After winning a competitive Democratic primary and an easy general election in 2021, Alvin Bragg made history by becoming the first Black Manhattan district attorney.
"From day one, I'll work to make the office the progressive leader it should be," Bragg promised in campaign commercials.
But his tenure started with controversy.
As soon as he took office, at a time when New Yorkers were concerned about the increase in violent crime, Bragg sent a memo informing his staff that the office would avoid prosecuting fare beating, resisting arrest and other non-violent crimes.

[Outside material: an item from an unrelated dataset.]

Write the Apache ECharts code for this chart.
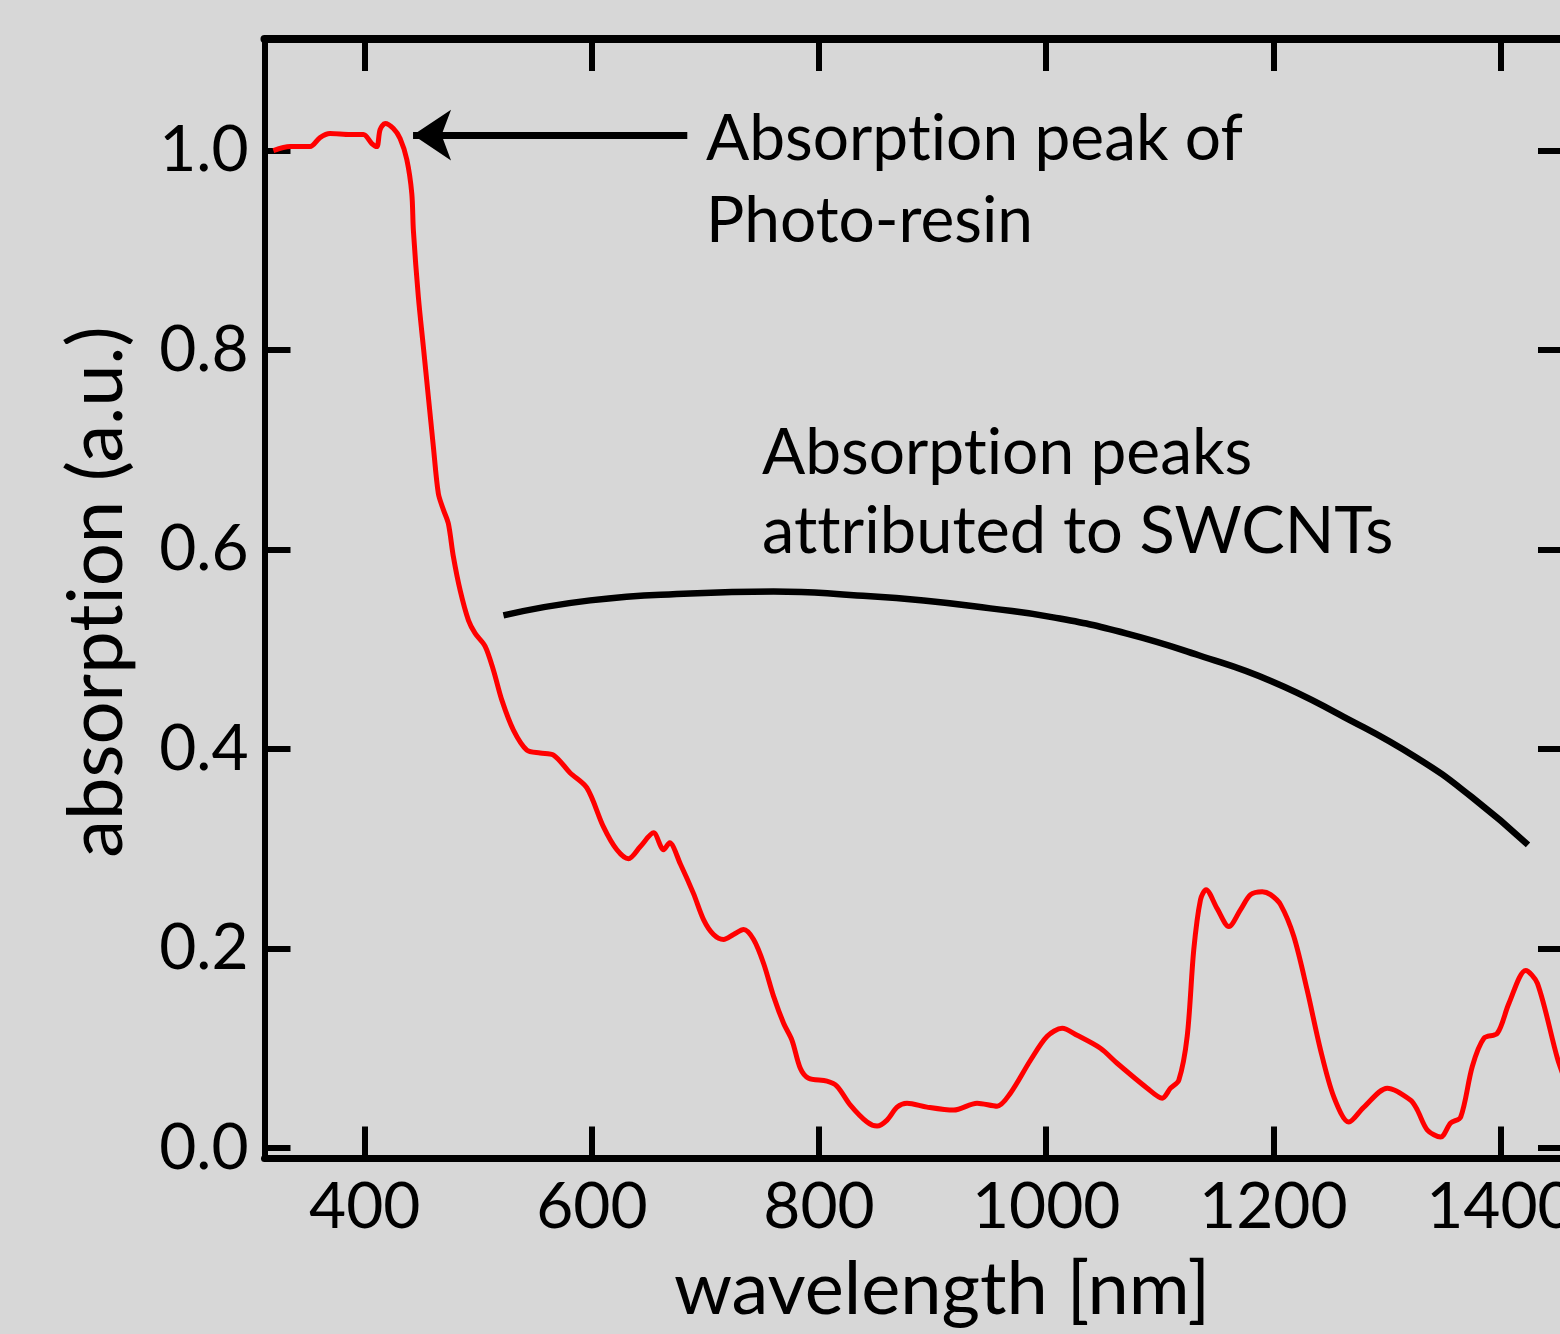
<!DOCTYPE html>
<html>
<head>
<meta charset="utf-8">
<title>absorption spectrum</title>
<script src="https://cdn.jsdelivr.net/npm/echarts@6/dist/echarts.min.js"></script>
<style>
  html, body { margin: 0; padding: 0; background: #d7d7d7; }
  #chart { width: 1560px; height: 1334px; }
</style>
</head>
<body>
<div id="chart"></div>
<script>
// spectrum: wavelength [nm] -> absorption (a.u.)
const wavelength = [
  319.5, 334.2, 351.8, 360.6, 369.4, 387.0, 398.8, 406.2, 410.6, 413.5,
  417.9, 425.2, 431.1, 437.0, 441.4, 442.8, 447.2, 451.6, 456.0, 460.4,
  464.8, 469.2, 473.6, 478.0, 484.0, 491.3, 497.2, 506.0, 513.3, 520.7,
  530.9, 542.7, 554.4, 566.2, 580.9, 595.6, 610.2, 622.0, 632.2, 642.5,
  654.3, 663.1, 668.4, 677.8, 689.5, 698.3, 707.1, 715.9, 724.7, 733.6,
  742.4, 751.2, 760.0, 768.8, 776.2, 783.5, 790.8, 807.0, 815.8, 827.6,
  842.3, 851.1, 859.9, 868.7, 877.5, 895.1, 918.6, 939.2, 956.8, 968.5,
  986.2, 1000.9, 1014.1, 1027.3, 1047.8, 1062.5, 1089.0, 1102.2, 1109.5, 1116.8,
  1124.2, 1130.0, 1135.9, 1140.8, 1150.6, 1160.9, 1171.2, 1180.0, 1190.3, 1197.6,
  1206.4, 1218.1, 1229.9, 1241.7, 1253.4, 1266.6, 1279.8, 1300.4, 1321.0, 1326.9,
  1335.7, 1347.4, 1356.2, 1365.0, 1375.3, 1385.5, 1397.3, 1407.5, 1422.3, 1432.6,
  1450.2, 1458
];
const absorption = [
  1.000, 1.004, 1.004, 1.013, 1.017, 1.016, 1.016, 1.007, 1.004, 1.021,
  1.027, 1.022, 1.012, 0.991, 0.957, 0.920, 0.853, 0.803, 0.753, 0.703,
  0.656, 0.640, 0.626, 0.593, 0.559, 0.529, 0.516, 0.503, 0.479, 0.449,
  0.419, 0.399, 0.396, 0.394, 0.376, 0.361, 0.322, 0.299, 0.290, 0.302,
  0.316, 0.299, 0.306, 0.285, 0.255, 0.229, 0.214, 0.209, 0.214, 0.219,
  0.209, 0.185, 0.152, 0.125, 0.108, 0.080, 0.070, 0.067, 0.062, 0.043,
  0.026, 0.022, 0.028, 0.041, 0.045, 0.041, 0.038, 0.045, 0.042, 0.055,
  0.088, 0.112, 0.120, 0.113, 0.100, 0.085, 0.060, 0.050, 0.060, 0.068,
  0.112, 0.199, 0.249, 0.259, 0.240, 0.222, 0.239, 0.254, 0.257, 0.254,
  0.244, 0.212, 0.158, 0.098, 0.051, 0.026, 0.041, 0.060, 0.048, 0.038,
  0.018, 0.011, 0.025, 0.031, 0.082, 0.110, 0.115, 0.145, 0.178, 0.165,
  0.090, 0.065
];

// black bracket curve over the SWCNT peaks
const swcntCurveX = [522.1, 598.5, 686.6, 760.0, 833.5, 892.1, 950.9, 1006.2, 1070.3, 1134.3, 1198.4, 1262.4, 1326.6, 1374.6, 1424.3];
const swcntCurveY = [0.534, 0.549, 0.556, 0.558, 0.554, 0.549, 0.541, 0.532, 0.516, 0.494, 0.468, 0.432, 0.391, 0.352, 0.304];

// arrow pointing at the resin peak
const arrowFrom = [684, 1.0155];
const arrowTo = [442.5, 1.0155];

const xTicks = [400, 600, 800, 1000, 1200, 1400];
const yTicks = [0, 0.2, 0.4, 0.6, 0.8, 1.0];

const FONT = 'Lato';
const ZWNJ = '\u200C'; // keeps Lato from joining "ti" into a ligature
const chart = echarts.init(document.getElementById('chart'));

const xBase = {
  type: 'value', min: 311.7, max: 1456,
  axisLine: { onZero: false, lineStyle: { color: '#000', width: 7 } },
  axisTick: { inside: true, length: 32, lineStyle: { color: '#000', width: 6 }, customValues: xTicks },
  axisLabel: { customValues: xTicks, color: '#000', fontFamily: FONT, fontSize: 64, margin: 17,
    formatter: v => String(v) },
  splitLine: { show: false }
};
const yBase = {
  type: 'value', min: -0.0105, max: 1.1118,
  axisLine: { onZero: false, lineStyle: { color: '#000', width: 6 } },
  axisTick: { inside: true, length: 26, lineStyle: { color: '#000', width: 6 }, customValues: yTicks },
  axisLabel: { customValues: yTicks, color: '#000', fontFamily: FONT, fontSize: 64, margin: 16,
    formatter: v => v.toFixed(1) },
  splitLine: { show: false }
};

chart.setOption({
  backgroundColor: '#d7d7d7',
  animation: false,
  grid: { left: 264.5, top: 39, width: 1299.5, height: 1119.5, containLabel: false, outerBoundsMode: 'none' },
  xAxis: [
    Object.assign({}, xBase, { position: 'bottom' }),
    Object.assign({}, xBase, { position: 'top',
      axisLine: { onZero: false, lineStyle: { color: '#000', width: 8 } },
      axisLabel: { show: false } })
  ],
  yAxis: [
    Object.assign({}, yBase, { position: 'left' }),
    Object.assign({}, yBase, { position: 'right', axisLabel: { show: false } })
  ],
  series: [
    {
      name: 'spectrum', type: 'line', smooth: 0.3, showSymbol: false,
      data: wavelength.map((w, i) => [w, absorption[i]]),
      lineStyle: { color: '#ff0000', width: 5 }
    },
    {
      name: 'SWCNT peaks', type: 'line', smooth: true, showSymbol: false,
      data: swcntCurveX.map((w, i) => [w, swcntCurveY[i]]),
      lineStyle: { color: '#000', width: 6.5, cap: 'butt' },
      markLine: {
        silent: true, animation: false,
        lineStyle: { color: '#000', width: 7, type: 'solid' },
        label: { show: false },
        data: [[
          { coord: arrowFrom, symbol: 'none' },
          { coord: arrowTo, symbol: 'arrow', symbolSize: 38 }
        ]]
      }
    }
  ],
  graphic: [
    { type: 'text', x: 706, y: 139.5, style: { text: `Absorpt${ZWNJ}ion peak of`, font: `64px ${FONT}`, fill: '#000', verticalAlign: 'middle' } },
    { type: 'text', x: 706, y: 221.5, style: { text: 'Photo-resin', font: `64px ${FONT}`, fill: '#000', verticalAlign: 'middle' } },
    { type: 'text', x: 762, y: 453, style: { text: `Absorpt${ZWNJ}ion peaks`, font: `64px ${FONT}`, fill: '#000', verticalAlign: 'middle' } },
    { type: 'text', x: 762, y: 532, style: { text: `at${ZWNJ}t${ZWNJ}ributed to SWCNTs`, font: `65px ${FONT}`, fill: '#000', verticalAlign: 'middle' } },
    { type: 'text', x: 942, y: 1290, style: { text: 'wavelength [nm]', font: `74px ${FONT}`, fill: '#000', align: 'center', verticalAlign: 'middle' } },
    { type: 'text', x: 97, y: 592, rotation: Math.PI / 2,
      style: { text: `absorpt${ZWNJ}ion (a.u.)`, font: `76px ${FONT}`, fill: '#000', align: 'center', verticalAlign: 'middle' } }
  ]
});
window.addEventListener('resize', () => chart.resize());
</script>
</body>
</html>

The immediate backlash caused him to quickly walk it back.
"I'm gonna let other people, you know, do the politics, right? We're gonna focus on law, evidence, facts," Bragg said last year.
Since then, Bragg has been an easy target of conservative media and Republican officials who have asked for his dismissal, and now are even demanding he is put in jail.

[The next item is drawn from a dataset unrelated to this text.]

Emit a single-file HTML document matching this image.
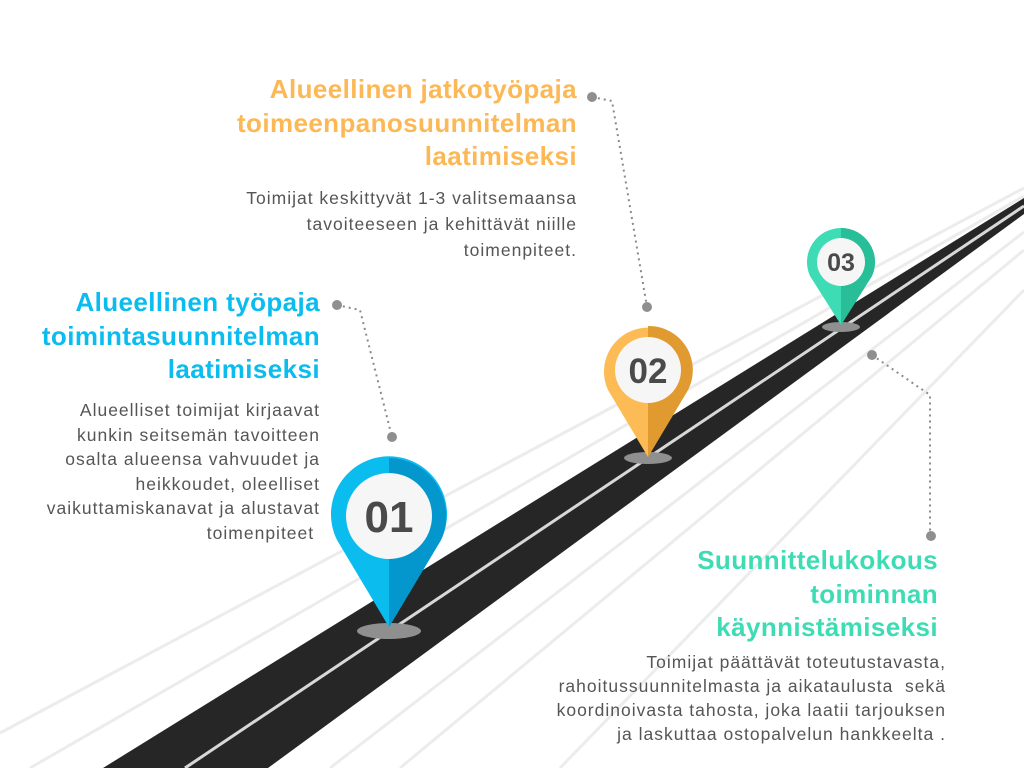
<!DOCTYPE html>
<html><head><meta charset="utf-8"><style>
body{margin:0;width:1024px;height:768px;overflow:hidden;background:#fff;position:relative;font-family:"Liberation Sans",sans-serif}
svg{position:absolute;left:0;top:0}
.h{position:absolute;text-align:right;font-weight:bold;font-size:26px;letter-spacing:0.4px;line-height:33.5px;white-space:nowrap}
.b{position:absolute;text-align:right;font-size:17.5px;letter-spacing:1px;color:#555;white-space:nowrap}
</style></head><body>
<svg width="1024" height="768" viewBox="0 0 1024 768">
<g stroke="#ececec" stroke-width="3" fill="none">
<line x1="0" y1="733" x2="1024" y2="188"/>
<line x1="30" y1="768" x2="1024" y2="196"/>
<line x1="330" y1="768" x2="1024" y2="232"/>
<line x1="400" y1="768" x2="1024" y2="250"/>
<line x1="560" y1="768" x2="1024" y2="290"/>
</g>
<polygon points="103,768 268,768 1024,214 1024,198" fill="#262626"/>
<line x1="185" y1="768" x2="1024" y2="206" stroke="#d8d8d8" stroke-width="3"/>
<g stroke="#8a8a8a" stroke-width="2" stroke-dasharray="2 4" fill="none">
<polyline points="592,97 612,101 647,307"/>
<polyline points="337,305 360,310 392,437"/>
<polyline points="872,355 930,395 930,535"/>
</g>
<g fill="#8f8f8f">
<circle cx="592" cy="97" r="5"/><circle cx="647" cy="307" r="5"/>
<circle cx="337" cy="305" r="5"/><circle cx="392" cy="437" r="5"/>
<circle cx="872" cy="355" r="5"/><circle cx="931" cy="536" r="5"/>
<ellipse cx="389" cy="631" rx="32" ry="8"/>
<ellipse cx="648" cy="458" rx="24" ry="6"/>
<ellipse cx="841" cy="327" rx="19" ry="5"/>
</g>
<path d="M389,627 L337,540 A58,58 0 1 1 441,540 Z" fill="#0bbcef"/>
<path d="M389,627 L441,540 A58,58 0 0 0 389,458 Z" fill="#0397cd"/>
<circle cx="389" cy="516" r="43" fill="#f6f6f6"/>
<path d="M648,457 L608,390 A44,44 0 1 1 688,390 Z" fill="#fcbb55"/>
<path d="M648,457 L688,390 A44,44 0 0 0 648,326 Z" fill="#e09a30"/>
<circle cx="648" cy="370" r="33" fill="#f6f6f6"/>
<path d="M841,325 L810,276 A34,34 0 1 1 872,276 Z" fill="#3ddcb4"/>
<path d="M841,325 L872,276 A34,34 0 0 0 841,228 Z" fill="#28bf98"/>
<circle cx="841" cy="262" r="24" fill="#f6f6f6"/>
<g font-family="Liberation Sans,sans-serif" font-weight="bold" fill="#4a4a4a" text-anchor="middle">
<text x="389" y="532" font-size="44">01</text>
<text x="648" y="383" font-size="35">02</text>
<text x="841" y="271" font-size="25">03</text>
</g>
</svg>
<div class="h" style="right:447px;top:73px;color:#fdb856">Alueellinen jatkotyöpaja<br>toimeenpanosuunnitelman<br>laatimiseksi</div>
<div class="b" style="right:447px;top:185px;line-height:26px">Toimijat keskittyvät 1-3 valitsemaansa<br>tavoiteeseen ja kehittävät niille<br>toimenpiteet.</div>
<div class="h" style="right:704px;top:286px;color:#0bbcef">Alueellinen työpaja<br>toimintasuunnitelman<br>laatimiseksi</div>
<div class="b" style="right:704px;top:398px;line-height:24.5px">Alueelliset toimijat kirjaavat<br>kunkin seitsemän tavoitteen<br>osalta alueensa vahvuudet ja<br>heikkoudet, oleelliset<br>vaikuttamiskanavat ja alustavat<br>toimenpiteet&nbsp;</div>
<div class="h" style="right:86px;top:544px;color:#3ddcb4">Suunnittelukokous<br>toiminnan<br>käynnistämiseksi</div>
<div class="b" style="right:78px;top:650px;line-height:24px">Toimijat päättävät toteutustavasta,<br>rahoitussuunnitelmasta ja aikataulusta&nbsp; sekä<br>koordinoivasta tahosta, joka laatii tarjouksen<br>ja laskuttaa ostopalvelun hankkeelta .</div>
</body></html>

A Harlem native who earned a law degree from Harvard, Bragg worked under New York attorneys general Eliot Spitzer and Eric Schneiderman. He has also served as an assistant U.S. Attorney in the Southern District of New York.
In December, Bragg won a conviction of the Trump Organization on tax fraud and conspiracy charges.
"This kind of pervasive fraud, bilking the taxpayers, should be met with stiffer penalties," Bragg said. "The former president's companies now stand convicted of crimes. That is consequential. It underscores that in Manhattan we have one standard of justice for all."
But for a year, Bragg has hesitated on whether to keep pursuing the years-long investigation over Trump's hush-money payments to adult film actress Stormy Daniels.
Then in January, he decided to convene a grand jury, a process that now seems to be coming to an end and that could become the defining moment of his career.